Speaking of leftovers, the best way to reheat any kind of macaroni and cheese is in a saucepan over medium-low heat, with a splash of milk or other dairy added to help recreate the sauce. I usually don’t put that much effort into reheating lunch at work, so I just stick it in the microwave and eat it even though the texture of the sauce has changed slightly. (It still has great flavor, though!)

The original recipe is written to include a toasted bread crumb topping, but I never bother with it. I like mine topped with chopped tomatoes instead.  Not only is it better for you, but the sweet juicy tomatoes are a nice counterpart to the salty, cheesy pasta.

Creamy Homemade Stovetop Macaroni and Cheese
Serves 6-8, unless you are a big macaroni eater, in which case it might yield closer to 4 servings.

1 can evaporated milk
2 large eggs
1/4 tsp hot pepper sauce (like Tabasco sauce)
2 tsp salt
1/4 tsp ground black pepper
1/4 tsp dry mustard
1/2 pound macaroni
4 Tbsp unsalted butter
12 ounces sharp cheddar (I used Tilamook Vintage White Extra Sharp Cheddar)
1 cup chopped tomato (either 1 cup of sliced "baby" tomatoes, or 1 chopped "regular" tomato should be about the right amount)
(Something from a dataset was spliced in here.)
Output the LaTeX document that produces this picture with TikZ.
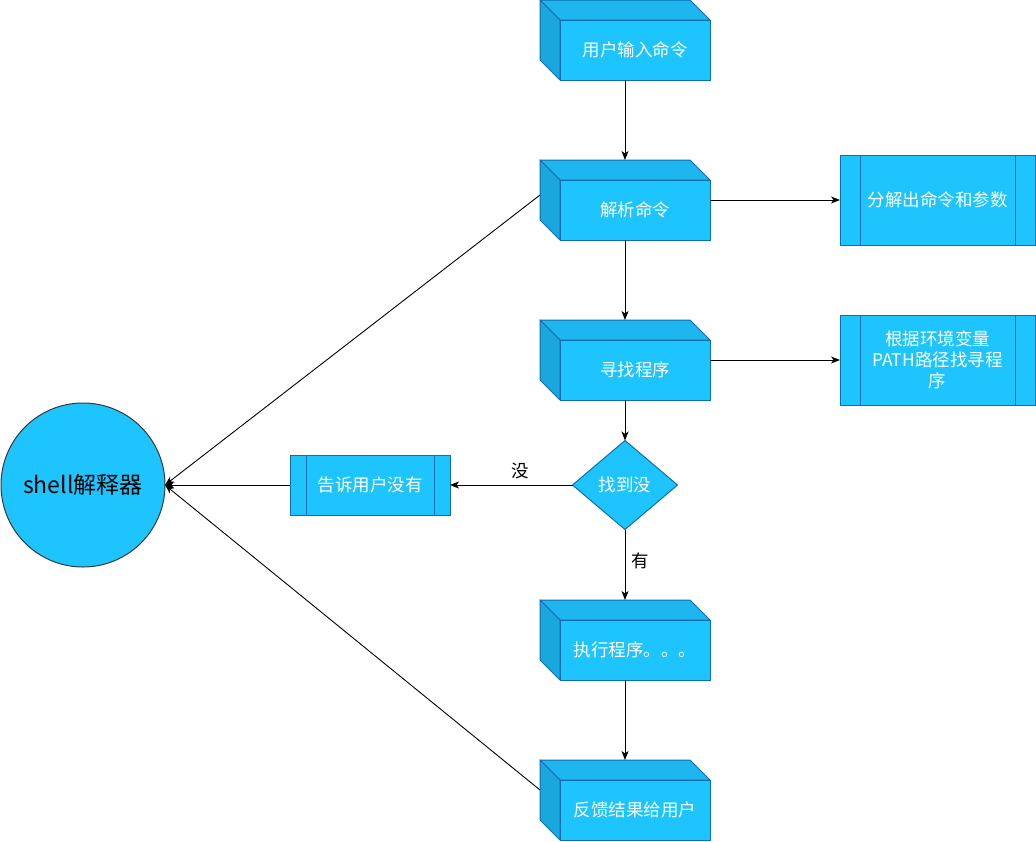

In a two-cup liquid measure, use a fork to whisk together 1 cup of evaporated milk, the eggs, hot pepper sauce, 1 tsp of salt, and the dry mustard. Set it aside.

Meanwhile, cook the pasta according to package directions. Use a large pot, and if you have a nonstick one, use it. (Tip: select a pot that’s slightly larger than what I used in these pictures, because I thought the pot was too small once I got to the last few steps. Oops!). Cook the macaroni only until barely al dente.
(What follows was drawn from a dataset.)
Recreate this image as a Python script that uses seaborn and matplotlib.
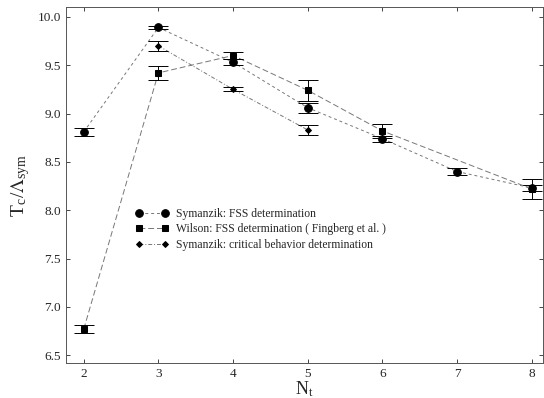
import numpy as np
import pandas as pd
import seaborn as sns
import matplotlib
matplotlib.use("Agg")
import matplotlib.pyplot as plt

# Data
nt_sym = [2, 3, 4, 5, 6, 7, 8]
tc_sym = [8.81, 9.89, 9.53, 9.06, 8.74, 8.40, 8.23]
err_sym = [0.04, 0.02, 0.03, 0.05, 0.03, 0.04, 0.03]

nt_wil = [2, 3, 4, 5, 6, 8]
tc_wil = [6.77, 9.42, 9.60, 9.24, 8.82, 8.22]
err_wil = [0.04, 0.07, 0.04, 0.11, 0.07, 0.10]

nt_crit = [3, 4, 5]
tc_crit = [9.70, 9.25, 8.83]
err_crit = [0.05, 0.02, 0.05]

labels = ["Symanzik: FSS determination",
          "Wilson: FSS determination ( Fingberg et al. )",
          "Symanzik: critical behavior determination"]

sns.set_style("ticks")
plt.rcParams['font.family'] = ['Liberation Serif', 'DejaVu Serif']
plt.rcParams['mathtext.fontset'] = 'stix'

fig = plt.figure(figsize=(5.44, 3.98), dpi=100)
ax = fig.add_axes([0.121, 0.088, 0.877, 0.894])

series = [
    (nt_sym, tc_sym, err_sym, labels[0], 'o', 5.5, (3, 3)),
    (nt_wil, tc_wil, err_wil, labels[1], 's', 5, (6, 3)),
    (nt_crit, tc_crit, err_crit, labels[2], 'D', 3, (4, 2, 1, 2)),
]
for x, y, e, lab, m, ms, dash in series:
    df = pd.DataFrame({"Nt": x, "Tc": y})
    sns.lineplot(data=df, x="Nt", y="Tc", ax=ax, color="#777777", lw=0.7,
                 marker=m, markersize=ms, markerfacecolor='black',
                 markeredgecolor='black', label=lab)
    ax.get_lines()[-1].set_dashes(dash)
    ax.errorbar(x, y, yerr=e, fmt='none', ecolor='black', elinewidth=0.7,
                capsize=7, capthick=0.7)

ax.set_xlim(1.76, 8.15)
ax.set_ylim(6.42, 10.1)
ax.set_xticks([2, 3, 4, 5, 6, 7, 8])
ax.set_yticks(np.arange(6.5, 10.01, 0.5))
ax.set_yticklabels([f"{v:.1f}" for v in np.arange(6.5, 10.01, 0.5)])
ax.tick_params(direction='in', top=True, right=True, labelsize=9.5, length=3, width=0.6)
for s in ax.spines.values():
    s.set_linewidth(0.7)
    s.set_color('#555555')

ax.set_xlabel(r"N$_\mathregular{t}$", fontsize=13, labelpad=0)
ax.set_ylabel(r"T$_\mathregular{c}$/$\Lambda_{\mathregular{sym}}$", fontsize=14, labelpad=4)

ax.legend(loc='center left', bbox_to_anchor=(0.125, 0.376), frameon=False,
          fontsize=8.4, numpoints=2, handlelength=2.8, labelspacing=0.3,
          handletextpad=0.6)

fig.savefig("out.png", dpi=100)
While the pasta is cooking, grate the cheese. For this much cheese, I use the shredding (grating) disc in my food processor.

Once the pasta has cooked, drain it and return it to the pot. Add the butter and stir over medium heat until it has melted.
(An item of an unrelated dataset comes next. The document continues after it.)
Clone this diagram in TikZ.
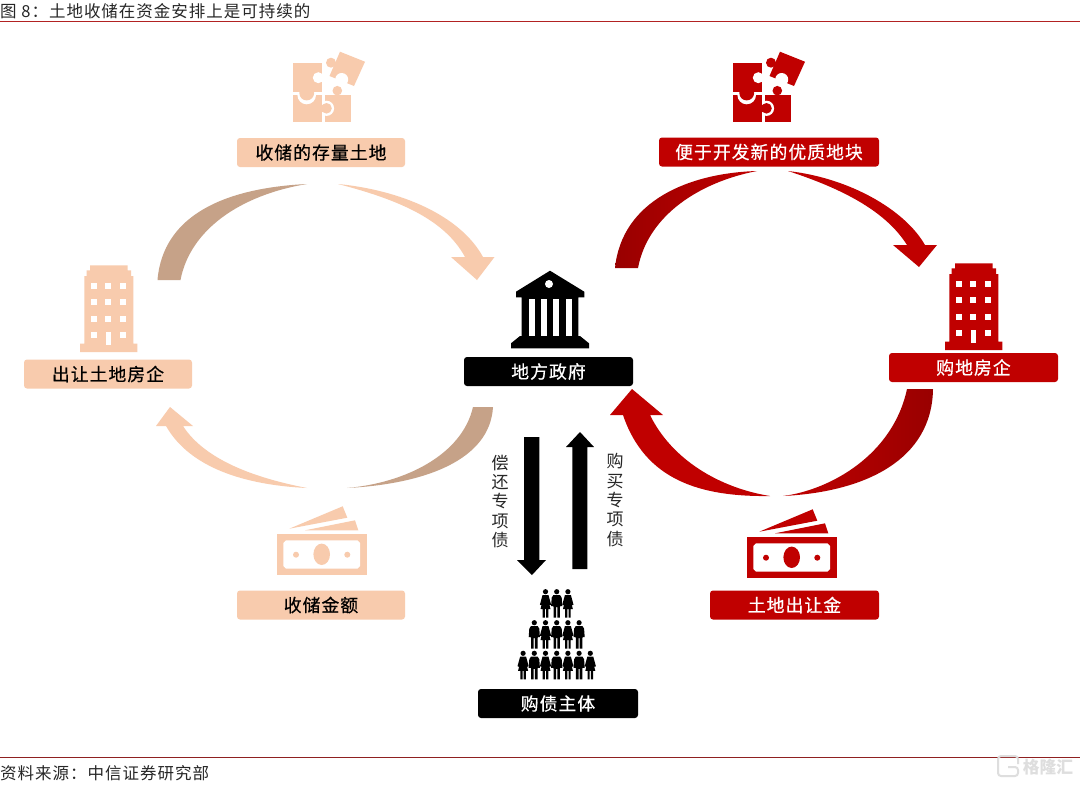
\documentclass[tikz,border=0pt]{standalone}
\usepackage{fontspec}
\setmainfont{Noto Sans CJK SC}
\newfontfamily\titlefont[LetterSpace=6]{Noto Sans CJK SC}
\definecolor{peach}{HTML}{F8CBAD}
\definecolor{tan}{HTML}{C6A288}
\definecolor{hred}{HTML}{C00000}
\definecolor{dred}{HTML}{990000}
\definecolor{rulered}{HTML}{B22222}
\definecolor{footred}{HTML}{8F2020}
\definecolor{wm}{HTML}{DEDEDE}
\newcommand{\fs}[1]{\fontsize{#1}{#1}\selectfont}
\tikzset{
  lab/.style={rectangle,rounded corners=3pt,minimum width=#1,minimum height=29pt,inner sep=0pt,font=\fs{17.8}\addfontfeature{LetterSpace=6,FakeBold=0.6}},
  labpeach/.style={lab=#1,fill=peach,text=black},
  labred/.style={lab=#1,fill=hred,text=white},
  labblack/.style={lab=#1,fill=black,text=white},
  vtext/.style={inner sep=0pt,align=center,text=black!85,font=\fontsize{17}{19.4}\selectfont},
  plain/.style={inner sep=0pt,anchor=base west,text=black!85},
}
% puzzle icon: #1 colour, drawn at light icon position
\newcommand{\puzzleicon}[1]{%
  % bottom right piece
  \fill[#1] (325,95) rectangle (351.3,122.3);
  \fill[white] (326.5,108.3) circle (7.6pt);
  % bottom left piece
  \fill[#1] (293.3,95) rectangle (322.3,122.3);
  \fill[#1] (326.5,108.3) circle (5.3pt);
  \fill[#1] (320,105) rectangle (324,111.6);
  \fill[white] (306.7,95) circle (9.3pt);
  % top left piece
  \fill[#1] (293.3,63.3) rectangle (322.3,92.3);
  \fill[#1] (306.7,93) circle (7.4pt);
  \fill[white] (318.3,77.7) circle (5.5pt);
  \fill[#1] (331,62.7) circle (5pt);
  % top right piece
  \fill[#1] (340,51.7) -- (365,61.7) -- (354,86) -- (329.5,76) -- cycle;
  \fill[white] (341.7,79.5) circle (6.5pt);
  \fill[#1] (337.3,90.7) circle (4.8pt);
}
% building icon, drawn at red position
\newcommand{\buildingicon}[1]{%
  \fill[#1] (955,263.3) -- (992.7,263.3) -- (992.7,268.3) -- (996,268.3) -- (996,274) -- (998.3,274) -- (998.3,341.7)
     -- (1002.3,341.7) -- (1002.3,350) -- (945,350) -- (945,341.7) -- (949.3,341.7) -- (949.3,274)
     -- (951.7,274) -- (951.7,268.3) -- (955,268.3) -- cycle;
  \foreach \cx in {959.3,973.3,987.7}{
    \foreach \cy in {284,300,316.7}{
      \fill[white] (\cx-3,\cy-3) rectangle (\cx+3,\cy+3);
    }
  }
  \fill[white] (956.3,330.3) rectangle (962.3,336.3);
  \fill[white] (984.7,330.3) rectangle (990.7,336.3);
  \fill[white] (970.8,330) rectangle (975.8,342.7);
}
% money icon, drawn at red position
\newcommand{\moneyicon}[1]{%
  \fill[#1] (759.3,531.7) -- (812.7,509.3) -- (817.3,520.7) -- cycle;
  \fill[#1] (775,533.3) -- (825,523.3) -- (828.3,533.3) -- cycle;
  \fill[#1] (746.7,536.7) rectangle (836.7,578.3);
  \fill[white] (756,543.3) -- (827.5,543.3) -- (830,546) -- (830,569) -- (827.5,571.7) -- (756,571.7) -- (753.3,569) -- (753.3,546) -- cycle;
  \fill[#1] (791.7,557.3) ellipse (8.3pt and 10.7pt);
  \fill[#1] (766,557.7) circle (3pt);
  \fill[#1] (817.3,557.7) circle (3pt);
}
% person figures; head centre at (#1,#2)
\newcommand{\manfig}[2]{%
  \begin{scope}[shift={(#1,#2)}]
    \fill (0,0) circle (2.6pt);
    \fill (-5,6) -- (-3.4,3.4) -- (3.4,3.4) -- (5,6) -- (5.6,14.5) -- (3.8,14.5) -- (3.2,15) -- (3.2,26) -- (.6,26) -- (.6,15.5) -- (-.6,15.5) -- (-.6,26) -- (-3.2,26) -- (-3.2,15) -- (-3.8,14.5) -- (-5.6,14.5) -- cycle;
  \end{scope}}
\newcommand{\womanfig}[2]{%
  \begin{scope}[shift={(#1,#2)}]
    \fill (0,0) circle (2.6pt);
    \fill (-3,3.4) -- (3,3.4) -- (5.6,13) -- (4,13.5) -- (5,17.5) -- (2.8,17.5) -- (2.8,26) -- (.6,26) -- (.6,17.5) -- (-.6,17.5) -- (-.6,26) -- (-2.8,26) -- (-2.8,17.5) -- (-5,17.5) -- (-4,13.5) -- (-5.6,13) -- cycle;
  \end{scope}}
\begin{document}
\begin{tikzpicture}[x=1pt,y=-1pt]
\useasboundingbox (0,0) rectangle (1080,785);
\fill[white] (0,0) rectangle (1080,785);

% header / footer
\node[plain,font=\fs{16.5}\titlefont] (title) at (0,17) {图 8：土地收储在资金安排上是可持续的};
\draw[rulered,line width=1pt] (0,21.5) -- (1080,21.5);
\draw[footred,line width=1pt] (0,757.5) -- (1080,757.5);
\node[plain,font=\fs{16.5}\titlefont] (source) at (0,779) {资料来源：中信证券研究部};

% watermark
\draw[wm,line width=2pt,rounded corners=3pt] (1018,764) -- (1018,756) -- (998,756) -- (998,776) -- (1018,776) -- (1018,767) -- (1008,767);
\node[inner sep=0pt,text=wm,font=\fs{16.7}\bfseries] (wmtext) at (1048,767) {格隆汇};

% left cycle (peach)
\fill[tan] (157.5,280) .. controls (163,215) and (225,188) .. (307,184)
  .. controls (240,195) and (190,230) .. (180.5,280) -- cycle;
\fill[peach] (338,184) .. controls (400,190) and (460,215) .. (483,257)
  -- (494.5,257) -- (477,280) -- (451,257) -- (465,257)
  .. controls (445,220) and (400,200) .. (338,184) -- cycle;
\fill[tan] (493,407) .. controls (490,460) and (425,484) .. (347,488)
  .. controls (405,483) and (462,455) .. (473,407) -- cycle;
\fill[peach] (307,488) .. controls (245,485) and (190,468) .. (166,426)
  -- (156,426) -- (170,407) -- (193,426) -- (183,426)
  .. controls (205,460) and (255,478) .. (307,488) -- cycle;

% right cycle (red)
\shade[left color=dred,middle color=dred,right color=hred] (615,268) .. controls (622,200) and (690,173) .. (757,171)
  .. controls (700,182) and (648,215) .. (638,268) -- cycle;
\fill[hred] (788,171) .. controls (850,178) and (905,210) .. (925,245)
  -- (937,245) -- (919,267) -- (893,245) -- (907,245)
  .. controls (885,210) and (840,188) .. (788,171) -- cycle;
\shade[left color=hred,middle color=dred,right color=dred] (933,389) .. controls (932,460) and (865,492) .. (783,496)
  .. controls (830,490) and (893,455) .. (907,389) -- cycle;
\fill[hred] (770,496) .. controls (700,497) and (645,480) .. (623,415)
  -- (610,415) -- (632,389) -- (663,415) -- (650,415)
  .. controls (672,460) and (720,488) .. (770,496) -- cycle;

% block arrows
\fill[black] (524,437) -- (539.3,437) -- (539.3,560) -- (546,560) -- (532,575) -- (517,560) -- (524,560) -- cycle;
\fill[black] (572.3,569) -- (587.3,569) -- (587.3,447) -- (594,447) -- (580,432) -- (566,447) -- (572.3,447) -- cycle;
\node[vtext] (repay) at (500,501.5) {偿\\还\\专\\项\\债};
\node[vtext] (buy) at (615,500) {购\\买\\专\\项\\债};

% icons
\puzzleicon{peach}
\begin{scope}[shift={(440,0)}]\puzzleicon{hred}\end{scope}
\buildingicon{hred}
\begin{scope}[shift={(-865,2)}]\buildingicon{peach}\end{scope}
\moneyicon{hred}
\begin{scope}[shift={(-470,-3)}]\moneyicon{peach}\end{scope}

% bank
\fill[black] (550,270.7) -- (584.3,291.7) -- (584.3,297.3) -- (578.3,297.3) -- (578.3,336) -- (580,336) -- (589,343.3) -- (589,348.3) -- (511,348.3) -- (511,343.3) -- (520,336) -- (521.7,336) -- (521.7,297.3) -- (516,297.3) -- (516,291.7) -- cycle;
\fill[white] (549,284) circle (4pt);
\foreach \sx in {529,541,553.3,565.7}{\fill[white] (\sx,299) rectangle (\sx+6,336);}

% people
\foreach \px/\kind in {545.5/\womanfig,556.7/\manfig,567.9/\womanfig}{\kind{\px}{591.7}}
\foreach \px/\kind in {534.3/\manfig,545.5/\womanfig,556.7/\manfig,567.9/\womanfig,579.1/\manfig}{\kind{\px}{622.7}}
\foreach \px/\kind in {523.1/\womanfig,534.3/\manfig,545.5/\womanfig,556.7/\manfig,567.9/\womanfig,579.1/\manfig,590.3/\womanfig}{\kind{\px}{653.3}}

% labels
\node[labpeach=168pt] (stock) at (321,152.5) {收储的存量土地};
\node[labred=220pt] (plot) at (769,152) {便于开发新的优质地块};
\node[labpeach=168pt] (seller) at (108,374) {出让土地房企};
\node[labblack=169pt] (gov) at (548.5,371.5) {地方政府};
\node[labred=169pt] (buyer) at (973.5,367.5) {购地房企};
\node[labpeach=168pt] (fund) at (321,605) {收储金额};
\node[labred=169pt] (fee) at (794.5,605) {土地出让金};
\node[labblack=160pt] (holder) at (558,703.5) {购债主体};
\end{tikzpicture}
\end{document}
Pour the egg mixture over the buttered noodles. Sprinkle about half of the cheese over the pasta. Stir constantly over medium-low heat until the sauce thickens and the mixture is hot and creamy, about five minutes. Yes, it’s a lot of stirring, but you’ve got to do it in order to properly cook the eggs.  Don’t let the mixture boil; if the pan starts sizzling when you’re stirring, it’s too hot.  (Remember, medium-low heat!)  In general, if it seems runny, you haven’t cooked/stirred it long enough. Keep the heat on medium-low and keep stirring, and it should end up just fine.

As you near the end of the five-minute stirring time, add the rest of the cheese and the remaining evaporated milk. Stir it just long enough to incorporate everything and melt the cheese. Taste it, and sprinkle the remaining teaspoon of salt over the pasta (or salt to taste, because cheeses vary in saltiness).  Stir to incorporate the salt, then taste it again just to be sure things aren't too salty.

Serve immediately, topped with a handful of chopped tomatoes.

I mentioned earlier that I liked mine served with sausage… I love bratwurst, but it’s sooo unhealthy that I rarely serve them. I have found an alternative that I’ve been enjoying lately: chicken sausage!

Costco carries an andouille chicken sausage (sorry, the exact brand is not listed online, but it probably doesn’t matter because the available brands and flavors vary by location anyway. Over the years, I’ve tried several different brands of chicken sausage from both Midwestern American and Western Canadian Costcos, and I liked both of the varieties available from both regions, so maybe your nearest Costco has a brand you’d like).

I also found a different chicken sausage at my local grocery store: Al Fresco brand Sweet Apple Chicken Sausage (it has Maple Syrup in it – yum!). They have several other interesting-sounding flavors, which I haven’t yet tried. It’s more expensive than buying in bulk at Costco, but truthfully, I think it tastes better. (Maybe I just liked it because of the maple syrup. Me?!?!)

By the way, the sausage in the picture at the beginning of this post is the Costco andouille sausage.

Oh, and if you want to slightly lower the carbs in the dish (it is pasta, after all!), you could omit the bun, slice up the grilled sausage, and serve it mixed into the macaroni.